- **TASK DATA**:
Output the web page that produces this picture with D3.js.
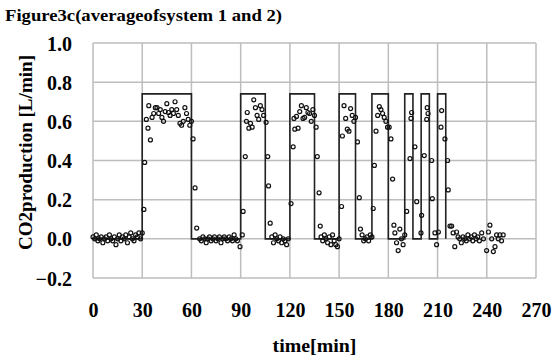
---
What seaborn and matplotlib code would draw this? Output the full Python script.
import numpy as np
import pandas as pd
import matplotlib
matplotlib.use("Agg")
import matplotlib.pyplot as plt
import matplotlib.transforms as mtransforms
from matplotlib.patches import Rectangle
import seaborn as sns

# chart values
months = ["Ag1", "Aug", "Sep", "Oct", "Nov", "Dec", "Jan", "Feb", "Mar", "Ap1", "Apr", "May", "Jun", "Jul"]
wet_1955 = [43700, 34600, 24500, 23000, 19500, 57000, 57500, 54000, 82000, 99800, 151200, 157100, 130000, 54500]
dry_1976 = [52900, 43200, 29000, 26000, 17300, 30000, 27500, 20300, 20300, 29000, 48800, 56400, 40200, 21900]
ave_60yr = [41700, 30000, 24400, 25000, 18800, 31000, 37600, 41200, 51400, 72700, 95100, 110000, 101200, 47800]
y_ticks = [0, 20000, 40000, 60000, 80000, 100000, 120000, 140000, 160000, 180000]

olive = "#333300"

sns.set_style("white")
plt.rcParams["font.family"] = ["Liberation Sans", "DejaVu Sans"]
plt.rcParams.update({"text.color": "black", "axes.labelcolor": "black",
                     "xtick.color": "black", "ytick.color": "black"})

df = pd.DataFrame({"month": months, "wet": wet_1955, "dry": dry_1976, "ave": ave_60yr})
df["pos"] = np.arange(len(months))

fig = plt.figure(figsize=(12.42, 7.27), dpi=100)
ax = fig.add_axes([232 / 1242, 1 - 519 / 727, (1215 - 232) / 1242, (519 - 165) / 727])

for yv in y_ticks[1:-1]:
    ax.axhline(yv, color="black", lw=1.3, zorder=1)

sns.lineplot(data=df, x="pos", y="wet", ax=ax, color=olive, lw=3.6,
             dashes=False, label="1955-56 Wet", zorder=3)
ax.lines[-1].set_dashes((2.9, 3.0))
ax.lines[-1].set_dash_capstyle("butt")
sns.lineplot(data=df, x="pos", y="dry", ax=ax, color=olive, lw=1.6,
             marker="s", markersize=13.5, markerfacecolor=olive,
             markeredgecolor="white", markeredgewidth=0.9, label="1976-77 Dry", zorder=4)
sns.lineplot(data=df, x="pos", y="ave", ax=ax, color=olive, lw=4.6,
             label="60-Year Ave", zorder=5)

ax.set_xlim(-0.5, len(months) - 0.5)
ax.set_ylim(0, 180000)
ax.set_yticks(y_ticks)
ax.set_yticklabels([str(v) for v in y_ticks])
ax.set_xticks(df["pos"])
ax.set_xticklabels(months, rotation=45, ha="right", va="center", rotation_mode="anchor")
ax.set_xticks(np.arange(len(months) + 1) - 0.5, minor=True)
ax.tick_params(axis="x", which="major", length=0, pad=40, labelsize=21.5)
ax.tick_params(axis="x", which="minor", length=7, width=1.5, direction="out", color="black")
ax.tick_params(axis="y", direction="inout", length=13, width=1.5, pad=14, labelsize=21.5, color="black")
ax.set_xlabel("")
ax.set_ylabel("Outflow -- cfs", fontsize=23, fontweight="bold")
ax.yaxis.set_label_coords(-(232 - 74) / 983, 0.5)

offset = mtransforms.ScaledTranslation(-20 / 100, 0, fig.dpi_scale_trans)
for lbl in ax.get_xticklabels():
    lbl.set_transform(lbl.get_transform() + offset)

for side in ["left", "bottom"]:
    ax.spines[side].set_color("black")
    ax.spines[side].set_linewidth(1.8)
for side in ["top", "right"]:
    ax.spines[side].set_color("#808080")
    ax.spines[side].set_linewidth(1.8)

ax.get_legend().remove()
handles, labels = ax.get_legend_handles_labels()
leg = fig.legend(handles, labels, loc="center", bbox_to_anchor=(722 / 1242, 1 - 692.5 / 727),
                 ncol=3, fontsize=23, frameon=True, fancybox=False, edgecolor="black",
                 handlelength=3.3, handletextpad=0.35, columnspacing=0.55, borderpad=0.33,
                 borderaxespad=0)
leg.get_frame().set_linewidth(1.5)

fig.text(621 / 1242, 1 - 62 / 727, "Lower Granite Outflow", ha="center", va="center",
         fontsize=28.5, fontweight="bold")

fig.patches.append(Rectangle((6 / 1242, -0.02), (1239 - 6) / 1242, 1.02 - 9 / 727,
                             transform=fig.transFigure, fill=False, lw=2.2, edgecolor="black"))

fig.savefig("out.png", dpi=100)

- **DIRECTIONS**: Starting at the line that contains "What seaborn and" and stopping at the line that contains "import seaborn as sns", transcribe the lines exactly; both boundary lines are to be included.

- **CORRECT RESULT**:
What seaborn and matplotlib code would draw this? Output the full Python script.
import numpy as np
import pandas as pd
import matplotlib
matplotlib.use("Agg")
import matplotlib.pyplot as plt
import matplotlib.transforms as mtransforms
from matplotlib.patches import Rectangle
import seaborn as sns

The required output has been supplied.